Deploy Your Model

The Deploy page provides information that lets you fully analyze and understand the effectiveness of your model before deploying it to production. Once satisfied, you deploy your model using this page, which collects necessary information from the pipeline job to be able to run the deployed models in utilization. This information includes:

The most optimal hyperparameters for deployed models.
How to generate and transform features selected for the deployed models.

Analyze Pipeline Performance Overview Statistics

General statistics shown here include:

Features Generated: Number of features generated for the entire data set.

Features Selected: Number of features selected for the data set based on being able to positively contribute to predictive accuracy.

Models Iterated: Number of times models were iterated with different hyperparameter settings during the pipeline job.

Train Time: Total train time across all targets and target groups during Pipeline. This total time is not sequential however, as much of the Pipeline is run in parallel through the XperiFlow Conduit Orchestration.

The charts on this page include:

“Best” Models: Descending bar chart that visualizes the breakdown of best models selected across all targets, so you can understand how frequently different models and model types are winning.

Baseline Win Margin by Group Significance: Each bar in this chart represents an even-sized bin of targets. Bar heights indicate the percent by which the best statistical or machine learning model beat or lost to the best baseline model based on the selected error metric, summed across all targets within the bin.

The light blue line in the chart represents the bin's total significance. Bin refers to the value amount selected during the Data section, such as total units or dollars. Positive win margins are ideal. This means that machine learning and statistical models are beating the simplistic models on average.

It is possible however, for a bar to be negative due to an instance where the best baseline model beats the best machine learning or statistical model. For example, in a ten-target bin, nine machine learning and statistical models can beat the best baseline by 10 percent each, but one baseline model that wins by 120 percent can swing the bar to be negative.

Use the Overview view to get valuable insight by analyzing the Best Models and Baseline Win Margin by Group Significance charts. This can help answer questions such as:

How often are my machine learning and statistical models beating the best baseline model?
By how much are my best machine learning and statistical models beating the best baseline model?
Are the best baseline models being beaten for my most significant targets? This is specific to non-units-based value dimensions, such as sales dollars.

Analyze Backtest Results

The Backtests view provides an aggregated view of how well the models selected during Pipeline performed for the whole data set. It provides a similar view to the Train page, but does so in relation to the holdout set of data.

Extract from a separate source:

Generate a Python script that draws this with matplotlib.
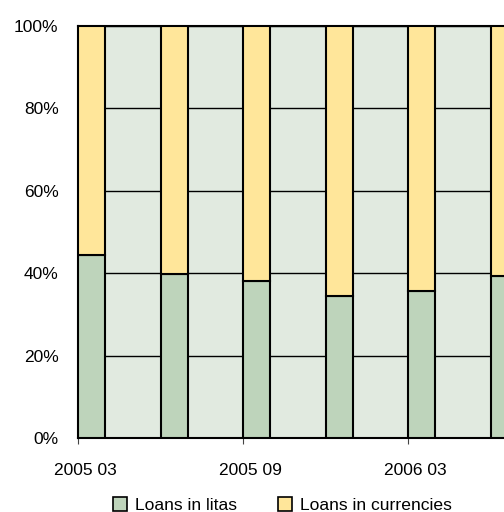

Use information in the Backtest view to get valuable insights by analyzing evaluation metrics across models and targets. This can help answer questions such as:

Which type of model has the best accuracy for a given target?
Did actuals often fall within the prediction interval bounds?
Which features are important to predictions of different models for different targets?
By how much did the model win?
How close are the forecasted values to the actuals in the line chart?
Are there spikes that aren’t being caught by the forecasts? If so, could adding any events help catch these spikes?

Deploy Backtest Accuracy View

To analyze the training results in the Backtests view, click a target in the Targets pane to see the accuracy of each of its deployed models compared to its past data. Each model displays its name and category, type of evaluation metric used, and the evaluation metric score. Select a model in the models list to view a line chart that shows how close the forecasted values are to the actuals.

You can review the available statistics and visualizations for each target before deploying the models for utilization.

Deploy Backtest Impact View

The Impact view shows the same information as the Accuracy view, but also includes the feature impact scores for different models. Any target that is a part of the model build can have its models examined in this view. The feature impact score shows how much influence the feature had for a given model. It is the same as the Arena Backtest Accuracy View but is on the holdout set of the split. Only models with features have feature impact data.

Deploy Backtest Explanation View

The Explanation view shows the model metrics, predictions, and prediction intervals (if configured) in different model stages similar to the Accuracy View. The Explanation view also includes the prediction explanations of the models. Select a model from the Leaderboard grid to see its prediction explanations in a Tug of War plot on right side. This plot shows for each data point the features that had the largest magnitude effect (negative or positive) on the prediction for that date. Any target that is a part of the model build can have its models examined in this view. It is the same as the Arena Explanation view but is on the holdout set of the split. Only models with features have feature explanation data.

TIP: To drill down into a specific date, double-click the date in the tug-of-war plot to see a feature-by-feature view of prediction explanations for that date.

Deploy Your Model

After reviewing the available statistics and visualizations for each target, click the Run Deploy button. This creates the deployment job, which upon completion changes the project's status and moves the project from the Model Build phase to the Utilization phase.

The deployment job takes the best models selected during pipeline and deploys them for generating forecasts.

Additionally, after the models have been chosen for deployment, Sensible Machine Learning creates the feature schemas and pre-trained models needed to run predictions against the models in the Utilization phase.